The Congress leader, who became only one of three chief ministers to complete a full five years in office has only become more powerful with each election loss. After losing power in 2018, Siddaramaiah was inducted into the Congress Working Committee and later made chairman of the coordination and monitoring committee set up to liaise with its alliance partner, the JD(S).
Soon after the collapse of the Congress-JD(S) coalition and it being routed in the Lok Sabha elections, the party made Siddaramaiah the leader of Opposition despite allegations that he had played a part in destabilizing the Kumaraswamy-led coalition to settle personal scores with his mentor-turned-rival, Deve Gowda.
Siddaramaiah has a reputation of making things personal and caring little about the damage he may cause to the party in his pursuit, according to politicians and analysts.
The conscious decision to snub both Lingayats and Vokkaligas, the two dominant communities in Karnataka, in favour of the Kurubas during his term in office (2013-18) is often cited as one of the main reasons for Siddaramaiah losing power after providing a relatively clean government, embellished by populist schemes, for five years, analysts said.

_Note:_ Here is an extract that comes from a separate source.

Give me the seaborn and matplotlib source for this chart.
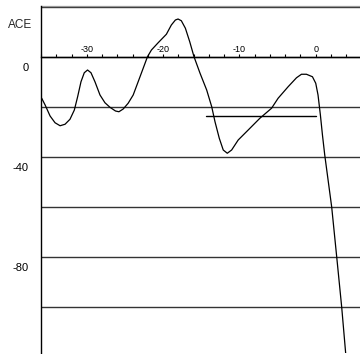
import matplotlib
matplotlib.use("Agg")
import matplotlib.pyplot as plt
import matplotlib.transforms as mtransforms
from matplotlib.ticker import MultipleLocator, FuncFormatter
import pandas as pd
import seaborn as sns

# curve
lag = [-35.91, -35.46, -34.81, -34.16, -33.50, -32.85, -32.20, -31.63, -31.20,
       -30.76, -30.33, -29.90, -29.45, -28.93, -28.27, -27.62, -26.97, -26.24,
       -25.79, -25.23, -24.58, -23.92, -23.27, -22.61, -22.05, -21.53, -20.65,
       -19.57, -18.92, -18.39, -18.04, -17.61, -17.08, -16.51, -15.95, -15.16,
       -14.29, -13.63, -13.20, -12.64, -12.12, -11.59, -11.02, -10.16, -8.85,
       -7.32, -5.79, -4.93, -3.62, -2.52, -1.87, -1.22, -0.43, 0.00, 0.30,
       0.61, 0.88, 1.18, 2.09, 2.75, 3.40, 3.92]
ace = [-16.5, -19.2, -23.6, -26.3, -27.5, -26.9, -24.9, -21.2, -15.9,
       -9.9, -6.3, -5.2, -6.3, -9.9, -15.2, -18.3, -20.1, -21.6,
       -21.9, -20.8, -18.5, -15.2, -9.9, -4.5, 0.1, 2.8, 5.7,
       9.1, 12.8, 14.8, 15.2, 14.5, 11.5, 6.1, 0.1, -6.5,
       -13.2, -19.9, -25.9, -32.5, -37.2, -38.5, -37.2, -33.2, -29.2,
       -24.5, -20.5, -16.5, -11.9, -8.3, -6.9, -6.9, -7.9, -10.5, -15.2,
       -23.2, -31.2, -39.2, -60.0, -80.0, -100.0, -118.4]

# horizontal reference segment
seg_x = [-14.4, 0.0]
seg_y = [-23.5, -23.5]

x_labels = [-30, -20, -10, 0]
y_labels = [0, -40, -80]

sns.set_style("white")
plt.rcParams["font.family"] = ["Liberation Sans", "DejaVu Sans"]
plt.rcParams["axes.unicode_minus"] = False

fig = plt.figure(figsize=(3.6, 3.54), dpi=100)
ax = fig.add_axes([41 / 360, 1 / 354, 1 - 41 / 360, 347 / 354])

df = pd.DataFrame({"lag": lag, "ace": ace})
sns.lineplot(data=df, x="lag", y="ace", sort=False, color="black",
             linewidth=0.9, ax=ax)
sns.lineplot(x=seg_x, y=seg_y, color="black", linewidth=1.0, ax=ax)

ax.set_xlim(-36, 5.8)
ax.set_ylim(-118.4, 20.4)
ax.set_xlabel("")
ax.set_ylabel("")

# x axis sits on y=0 with labels above it
ax.spines["bottom"].set_visible(False)
ax.spines["right"].set_visible(False)
ax.spines["top"].set_position(("data", 0))
ax.spines["top"].set_color("black")
ax.spines["top"].set_linewidth(1.0)
ax.spines["left"].set_color("black")
ax.spines["left"].set_linewidth(1.0)
ax.xaxis.tick_top()
ax.set_xticks(x_labels)
ax.xaxis.set_minor_locator(MultipleLocator(2))
ax.tick_params(axis="x", which="both", direction="out", length=2, width=0.8,
               pad=0, labelsize=6.5, colors="black")
ax.axhline(20.4, color="#999999", linewidth=0.9, clip_on=False)

ax.yaxis.set_major_locator(MultipleLocator(20))
ax.yaxis.set_major_formatter(FuncFormatter(
    lambda v, p: f"{int(round(v))}" if int(round(v)) in y_labels else ""))
ax.tick_params(axis="y", length=0, pad=9, labelsize=8, colors="black")
ax.grid(axis="y", color="#333333", linewidth=1.0)
ax.grid(axis="x", visible=False)

shift = mtransforms.ScaledTranslation(0, -0.1, fig.dpi_scale_trans)
for lbl in ax.get_yticklabels():
    lbl.set_transform(lbl.get_transform() + shift)

ax.text(32 / 360, 1 - 25 / 354, "ACE", transform=fig.transFigure,
        ha="right", va="center", fontsize=8.5)

fig.savefig("out.png", dpi=100)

“It is as if he has a contempt for larger patterns emerging on the ground,” said a Bengaluru-based political analyst, requesting not to be named.
The two leaders have also been accused by detractors of hiding their fondness for each other and their good working relationship under the garb of a rivalry to corner the JD(S). They accuse Siddaramaiah of taking the BJP’s help to engineer the defeat of Deve Gowda, as well as Kumaraswamy’s son, Nikhil , in the Lok Sabha elections this year.
In public, however, the two leaders have attacked the other as fiercely as possible.